PROBLEM TO WORK ON →
Can you set down, exactly as they appear below, the lines from the opening of the material through the one bearing "const cordCellBErr = [0.018, 0.0012, 0.0075, 0.018]", minus the pictures?

DATASET EXTRACT →
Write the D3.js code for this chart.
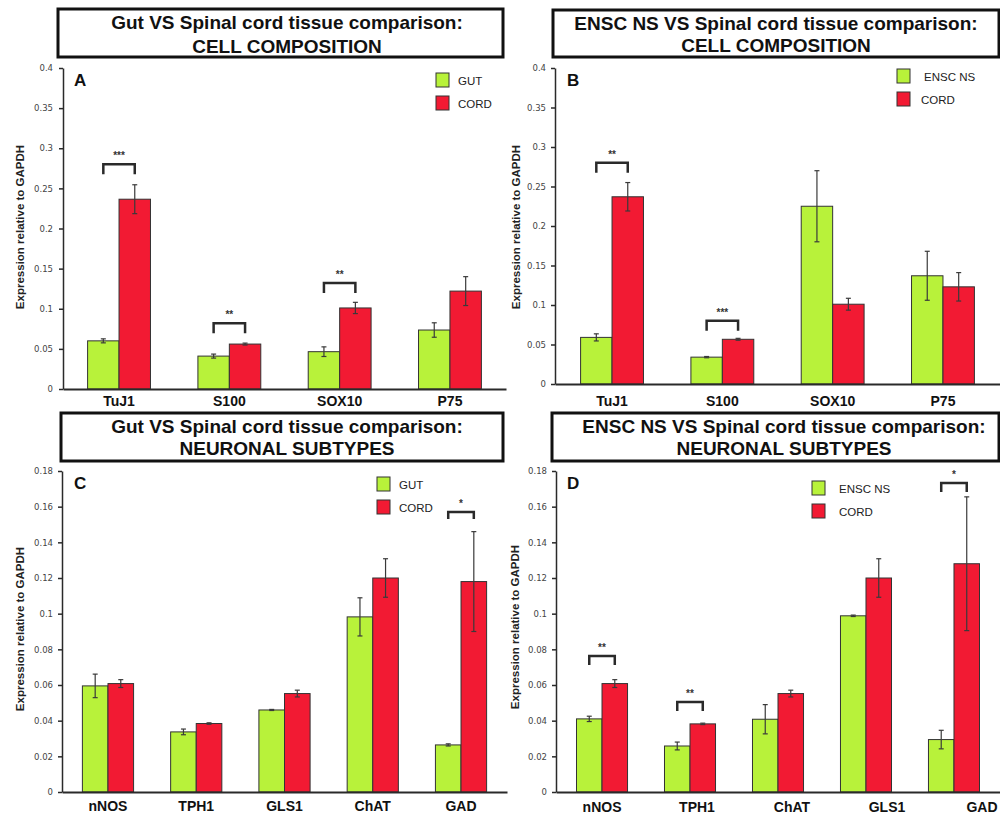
<!DOCTYPE html>
<html>
<head>
<meta charset="utf-8">
<script src="https://cdn.jsdelivr.net/npm/d3@7"></script>
<style>
  body { margin: 0; background: #fff; }
  svg { display: block; font-family: "Liberation Sans", Arial, sans-serif; }
</style>
</head>
<body>
<div id="okvir"></div>
<script>
// podaci - stanicni sastav (A, B)
const cellMarkers = ["TuJ1", "S100", "SOX10", "P75"]
const gutCell = [0.060, 0.041, 0.0465, 0.0735]
const gutCellErr = [0.0025, 0.0025, 0.006, 0.009]
const cordCellA = [0.2365, 0.056, 0.101, 0.122]
const cordCellAErr = [0.018, 0.0012, 0.007, 0.018]
const ensCell = [0.059, 0.034, 0.225, 0.137]
const ensCellErr = [0.0045, 0.0008, 0.045, 0.031]
const cordCellB = [0.237, 0.0566, 0.101, 0.123]
const cordCellBErr = [0.018, 0.0012, 0.0075, 0.018]

// podaci - neuronski podtipovi (C, D)
const neuroMarkersC = ["nNOS", "TPH1", "GLS1", "ChAT", "GAD"]
const gutNeuro = [0.0595, 0.0337, 0.046, 0.0982, 0.0264]
const gutNeuroErr = [0.0066, 0.0016, 0.0003, 0.0107, 0.0006]
const cordNeuroC = [0.0608, 0.0384, 0.0552, 0.120, 0.118]
const cordNeuroCErr = [0.0022, 0.0004, 0.0019, 0.0108, 0.028]

const neuroMarkersD = ["nNOS", "TPH1", "ChAT", "GLS1", "GAD"]
const ensNeuro = [0.041, 0.0258, 0.0408, 0.0988, 0.0294]
const ensNeuroErr = [0.0015, 0.0022, 0.0082, 0.0004, 0.0052]
const cordNeuroD = [0.0608, 0.0382, 0.0552, 0.120, 0.128]
const cordNeuroDErr = [0.0022, 0.0004, 0.0019, 0.0108, 0.0375]

// oznake osi
const cellTicks = [0, 0.05, 0.1, 0.15, 0.2, 0.25, 0.3, 0.35, 0.4]
const neuroTicks = [0, 0.02, 0.04, 0.06, 0.08, 0.1, 0.12, 0.14, 0.16, 0.18]

// znacajnost (marker, zvjezdice, vrh zagrade)
const sigMarkersA = ["TuJ1", "S100", "SOX10"]
const sigStarsA = ["***", "**", "**"]
const sigTopA = [0.280, 0.082, 0.132]
const sigMarkersB = ["TuJ1", "S100"]
const sigStarsB = ["**", "***"]
const sigTopB = [0.280, 0.080]
const sigMarkersC = ["GAD"]
const sigStarsC = ["*"]
const sigTopC = [0.157]
const sigMarkersD = ["nNOS", "TPH1", "GAD"]
const sigStarsD = ["**", "**", "*"]
const sigTopD = [0.0763, 0.0505, 0.1733]

const zelena = "#b8f23a"
const crvena = "#f21a33"
const tamna = "#2a2a2a"

const okvir = d3.select("#okvir")
  .append("svg")
    .attr("width", 1000)
    .attr("height", 816)

const fmt = d => d === 0 ? "0" : String(+d.toFixed(2))

function crtajPanel(p) {
  const g = okvir.append("g")

  // naslov u okviru
  g.append("rect")
      .attr("x", p.box[0])
      .attr("y", p.box[1])
      .attr("width", p.box[2])
      .attr("height", p.box[3])
      .attr("fill", "none")
      .attr("stroke", "#111")
      .attr("stroke-width", 3)
  p.naslov.forEach((t, i) => {
    g.append("text")
        .attr("x", p.naslovX)
        .attr("y", p.naslovY[i])
        .attr("text-anchor", "middle")
        .style("font-size", "19px")
        .style("font-weight", "bold")
        .attr("fill", "#111")
        .text(t)
  })

  const x = d3.scaleBand()
    .domain(p.kategorije)
    .range([p.left, p.right])
    .paddingInner(p.padIn)
    .paddingOuter(p.padOut)
  const xSub = d3.scaleBand()
    .domain([0, 1])
    .range([0, x.bandwidth()])
  const y = d3.scaleLinear()
    .domain([0, p.ymax])
    .range([p.bottom, p.top])

  const serije = [
    { vr: p.v1, err: p.e1, boja: zelena },
    { vr: p.v2, err: p.e2, boja: crvena },
  ]

  // stupci
  serije.forEach((s, si) => {
    g.append("g").selectAll("rect")
      .data(p.kategorije)
      .join("rect")
        .attr("x", d => x(d) + xSub(si))
        .attr("y", (d, i) => y(s.vr[i]))
        .attr("width", xSub.bandwidth())
        .attr("height", (d, i) => y(0) - y(s.vr[i]))
        .attr("fill", s.boja)
        .attr("stroke", "#333")
        .attr("stroke-width", 1)
  })

  // greske
  serije.forEach((s, si) => {
    const eg = g.append("g")
      .attr("stroke", "#3a3a3a")
      .attr("stroke-width", 1.2)
    p.kategorije.forEach((k, i) => {
      const cx = x(k) + xSub(si) + xSub.bandwidth() / 2
      const y1 = y(s.vr[i] + s.err[i])
      const y2 = y(s.vr[i] - s.err[i])
      eg.append("line").attr("x1", cx).attr("x2", cx).attr("y1", y1).attr("y2", y2)
      eg.append("line").attr("x1", cx - 2.5).attr("x2", cx + 2.5).attr("y1", y1).attr("y2", y1)
      eg.append("line").attr("x1", cx - 2.5).attr("x2", cx + 2.5).attr("y1", y2).attr("y2", y2)
    })
  })

  // zagrade znacajnosti
  p.sigMarkeri.forEach((k, i) => {
    const xa = x(k) + xSub(0) + xSub.bandwidth() / 2
    const xb = x(k) + xSub(1) + xSub.bandwidth() / 2
    const yt = y(p.sigVrh[i])
    g.append("path")
        .attr("d", `M${xa},${yt + p.noga}V${yt}H${xb}V${yt + p.noga}`)
        .attr("fill", "none")
        .attr("stroke", tamna)
        .attr("stroke-width", 2.5)
    g.append("text")
        .attr("x", (xa + xb) / 2)
        .attr("y", yt - 5)
        .attr("text-anchor", "middle")
        .style("font-size", "10px")
        .style("font-weight", "bold")
        .attr("fill", "#333")
        .text(p.sigZvj[i])
  })

  // osi
  const yOs = g.append("g")
      .attr("transform", `translate(${p.left},0)`)
      .call(d3.axisLeft(y).tickValues(p.ticks).tickFormat(fmt).tickSize(4).tickSizeOuter(0).tickPadding(p.yPad))
  yOs.select(".domain").attr("stroke", tamna).attr("stroke-width", 1.5)
  yOs.selectAll(".tick line").attr("stroke", tamna).attr("stroke-width", 1.5)
  yOs.selectAll(".tick text")
      .attr("fill", "#444")
      .style("font-family", "'DejaVu Sans', sans-serif")
      .style("font-size", "8.5px")

  const xOs = g.append("g")
      .attr("transform", `translate(0,${p.bottom})`)
      .call(d3.axisBottom(x).tickSize(0).tickSizeOuter(0).tickPadding(p.xPad))
  xOs.select(".domain").attr("stroke", tamna).attr("stroke-width", 2)
  xOs.selectAll(".tick text")
      .attr("fill", "#111")
      .attr("dx", (d, i) => i * p.xPomak)
      .style("font-size", "14px")
      .style("font-weight", "bold")
      .style("font-family", "'Liberation Sans', Arial, sans-serif")

  // naziv y osi
  g.append("text")
      .attr("transform", `translate(${p.yLab[0]},${p.yLab[1]}) rotate(-90)`)
      .attr("text-anchor", "middle")
      .style("font-size", "11.5px")
      .style("font-weight", "bold")
      .attr("fill", "#222")
      .text("Expression relative to GAPDH")

  // slovo panela
  g.append("text")
      .attr("x", p.slovo[0])
      .attr("y", p.slovo[1])
      .style("font-size", "17px")
      .style("font-weight", "bold")
      .attr("fill", "#111")
      .text(p.slovo[2])

  // legenda
  p.legenda.forEach((t, i) => {
    g.append("rect")
        .attr("x", p.legX)
        .attr("y", p.legY + i * 23)
        .attr("width", 13)
        .attr("height", 14)
        .attr("fill", i === 0 ? zelena : crvena)
        .attr("stroke", "#333")
        .attr("stroke-width", 1)
    g.append("text")
        .attr("x", p.legTx[i])
        .attr("y", p.legY + i * 23 + 11.5)
        .style("font-size", "11.5px")
        .attr("fill", "#222")
        .text(t)
  })
}

crtajPanel({
  box: [58, 9, 445, 48], naslovX: 287, naslovY: [29, 53],
  naslov: ["Gut VS Spinal cord tissue comparison:", "CELL COMPOSITION"],
  kategorije: cellMarkers, v1: gutCell, e1: gutCellErr, v2: cordCellA, e2: cordCellAErr,
  left: 63, right: 506, top: 68, bottom: 389, ymax: 0.4, padIn: 0.43, padOut: 0.223,
  ticks: cellTicks, yPad: 6, xPad: 7, xPomak: 0,
  sigMarkeri: sigMarkersA, sigZvj: sigStarsA, sigVrh: sigTopA, noga: 10,
  yLab: [24, 227], slovo: [74, 86, "A"],
  legenda: ["GUT", "CORD"], legX: 436, legY: 73, legTx: [458, 458],
})

crtajPanel({
  box: [553, 10, 446, 47], naslovX: 776, naslovY: [30, 52],
  naslov: ["ENSC NS VS Spinal cord tissue comparison:", "CELL COMPOSITION"],
  kategorije: cellMarkers, v1: ensCell, e1: ensCellErr, v2: cordCellB, e2: cordCellBErr,
  left: 555, right: 1000, top: 68, bottom: 384, ymax: 0.4, padIn: 0.43, padOut: 0.232,
  ticks: cellTicks, yPad: 5, xPad: 12, xPomak: 0,
  sigMarkeri: sigMarkersB, sigZvj: sigStarsB, sigVrh: sigTopB, noga: 10,
  yLab: [520, 227], slovo: [567, 86, "B"],
  legenda: ["ENSC NS", "CORD"], legX: 897, legY: 69, legTx: [924, 921],
})

crtajPanel({
  box: [61, 413, 442, 48], naslovX: 287, naslovY: [433, 455],
  naslov: ["Gut VS Spinal cord tissue comparison:", "NEURONAL SUBTYPES"],
  kategorije: neuroMarkersC, v1: gutNeuro, e1: gutNeuroErr, v2: cordNeuroC, e2: cordNeuroCErr,
  left: 62, right: 507, top: 471, bottom: 792, ymax: 0.18, padIn: 0.42, padOut: 0.231,
  ticks: neuroTicks, yPad: 5, xPad: 9, xPomak: 0,
  sigMarkeri: sigMarkersC, sigZvj: sigStarsC, sigVrh: sigTopC, noga: 7,
  yLab: [24, 629], slovo: [74, 489, "C"],
  legenda: ["GUT", "CORD"], legX: 377, legY: 477, legTx: [399, 399],
})

crtajPanel({
  box: [552, 413, 447, 48], naslovX: 784, naslovY: [433, 455],
  naslov: ["ENSC NS VS Spinal cord tissue comparison:", "NEURONAL SUBTYPES"],
  kategorije: neuroMarkersD, v1: ensNeuro, e1: ensNeuroErr, v2: cordNeuroD, e2: cordNeuroDErr,
  left: 556, right: 1000, top: 471, bottom: 792, ymax: 0.18, padIn: 0.42, padOut: 0.233,
  ticks: neuroTicks, yPad: 5, xPad: 10, xPomak: 7,
  sigMarkeri: sigMarkersD, sigZvj: sigStarsD, sigVrh: sigTopD, noga: 9,
  yLab: [519, 627], slovo: [567, 489, "D"],
  legenda: ["ENSC NS", "CORD"], legX: 812, legY: 481, legTx: [839, 839],
})
</script>
</body>
</html>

IN RESPONSE →
Write the D3.js code for this chart.
<!DOCTYPE html>
<html>
<head>
<meta charset="utf-8">
<script src="https://cdn.jsdelivr.net/npm/d3@7"></script>
<style>
  body { margin: 0; background: #fff; }
  svg { display: block; font-family: "Liberation Sans", Arial, sans-serif; }
</style>
</head>
<body>
<div id="okvir"></div>
<script>
// podaci - stanicni sastav (A, B)
const cellMarkers = ["TuJ1", "S100", "SOX10", "P75"]
const gutCell = [0.060, 0.041, 0.0465, 0.0735]
const gutCellErr = [0.0025, 0.0025, 0.006, 0.009]
const cordCellA = [0.2365, 0.056, 0.101, 0.122]
const cordCellAErr = [0.018, 0.0012, 0.007, 0.018]
const ensCell = [0.059, 0.034, 0.225, 0.137]
const ensCellErr = [0.0045, 0.0008, 0.045, 0.031]
const cordCellB = [0.237, 0.0566, 0.101, 0.123]
const cordCellBErr = [0.018, 0.0012, 0.0075, 0.018]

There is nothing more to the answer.